1998 Fiat Coupe Turbo LE 2.0 turbo 5 cyl 20v from UK and Ireland
After a couple of years, the nose of starter motor broke off inside the bell housing. It turned out the wrong starter motor had been fitted previously. The gearbox had to come off to fix the problem. The clutch was replaced at the same time. Not the car's fault.
Shortly after that it developed a hot start issue. To be precise it was actually just a lack of voltage from the starter push button. It would fail to energise the solenoid on the starter. This was fixed with a relay.
About a year later at roughly 110,000 miles the turbo suddenly started to smoke badly. It was replaced with a mildly uprated version for more longevity and a slight gain in performance. 110,000 miles is not bad for an original turbo on a performance car.
Apart from these issues the only thing that's been done is routine maintenance (oil, belts, brakes etc). Every cam/aux tensioner and bearings were replaced as a matter of course when the cam belt was done.
The paintwork now needs renewing, there are pink patches and lacquer peel, but after 18 years and lots of miles you can't blame it. The headlights had to have a polish recently.
The gearbox is now a bit noisy. It still seems to work fine. It's never been touched and I have not been overly gently with it over the years.
The indicators do not self cancel. To be honest I prefer this, I don't feel it is beyond my ability to switch them back off after I have switched them on.
There is patches of corrosion underneath. Likely the legacy of many journey on icy salted roads. I very rarely subject the car to those conditions these days.
This is a superb vehicle. All in all it has been very reliable. Before I bought the car it had a new engine fitted at about 70,000 miles. The original was run low on oil and damaged. I have kept the oil fresh and topped up religiously. It never drops below 2.7 bar oil pressure even when very hot.
The Fiat Coupe is a triumph of practicality and performance in an attractive package. The exterior styling and details, like the slashes above the wheel arches, do a fantastic job of hiding what is actually quite a strangely proportioned car. It's these proportions which allow the car to benefit from a fairly large boot and spacious rear seating, something that you do not often see in a car of this type. All this and it still retains a beautifully exotic look which has, in my opinion, managed to age far more gracefully than just about any other design of the 90s.
The Recaro front seats are simply the most comfortable I have ever come across in any car. They are firm but I find they hold your body in such away that even a long cruise is a breeze. I drove the car across Europe and its long distance abilities are excellent. I believe it even returned over 40 MPG on a more sedate part of the journey cruising at 65ish.
There is a few little plastic bits which remind you it's a Fiat. Things like the inner door handles feel a bit cheap.
Visibility is also pretty good, far better than my Alfa GT.

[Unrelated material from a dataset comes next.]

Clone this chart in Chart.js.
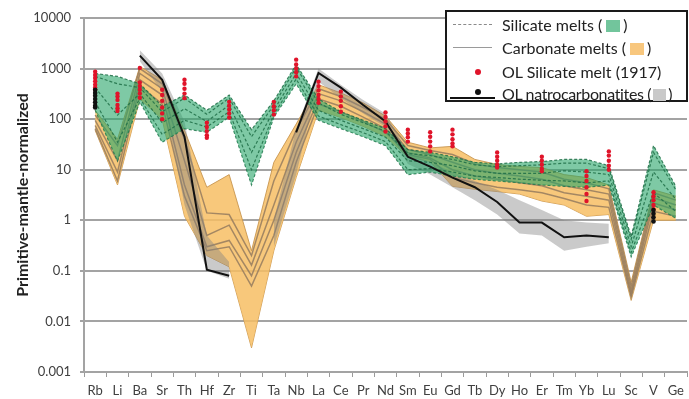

The brakes could be better if you are a serious driver, but they are more than adequate for the car's intended purpose. The Brembo 4 pot calipers do tend to corrode between aluminium and stainless parts, causing the pads to not fit correctly. Rebuilds are simple enough and a much better idea than grinding the pads to fit.
The Fiat coupe is not a track focused handler, however with the correct suspension setup and knowledge of how to drive the car, it is still more than adequate on the twisty bits. In the right hands not a lot is quicker in the real world. The 65/35 weight distribution and FWD sounds bad, but it actually translates into a very safe handling vehicle. Anyone that manages to make a Fiat Coupe plow straight on in a bend needs to learn some restraint with the right foot.
Ah the right foot. This is the best bit of the Coupe 20v turbo. These cars are properly quick. Obviously the 0-60 time struggles at the mercy of the FWD, but once you are moving the Coupe just seems to pull and pull well beyond legal territory. Modern machinery has only really just caught up in terms of performance, and considering the cost involved, none of them compare to the Coupe. The straight 5 makes a wonderful noise when pushed. This car will exceed the quoted 155mph top speed with a relatively small amount of fettling.
I spent under 3k buying this car. When you think an average saloon probably costs over 20k it leaves a fair amount to keep the maintenance up together. Running costs are by no means astronomical; in fact because of the relatively simple design of the Coupe, they are very reasonable when you consider this is quite a high performance motor. Don't listen to the stories about the cam belt being a £1k engine out job. In reality Coupe specialists will charge about 400 quid and do it with the engine in situ.
To some up, I don't drive a Fiat Coupe because it's cheap, or fast or looks good, although it does all of those things very well. I drive a Fiat Coupe because I cannot imagine how to replace this car. I have found the ownership to be such a unique and pleasing experience. When it comes to spending a bit of money back on this old car, to get it back to its former glory, it's a no brainer!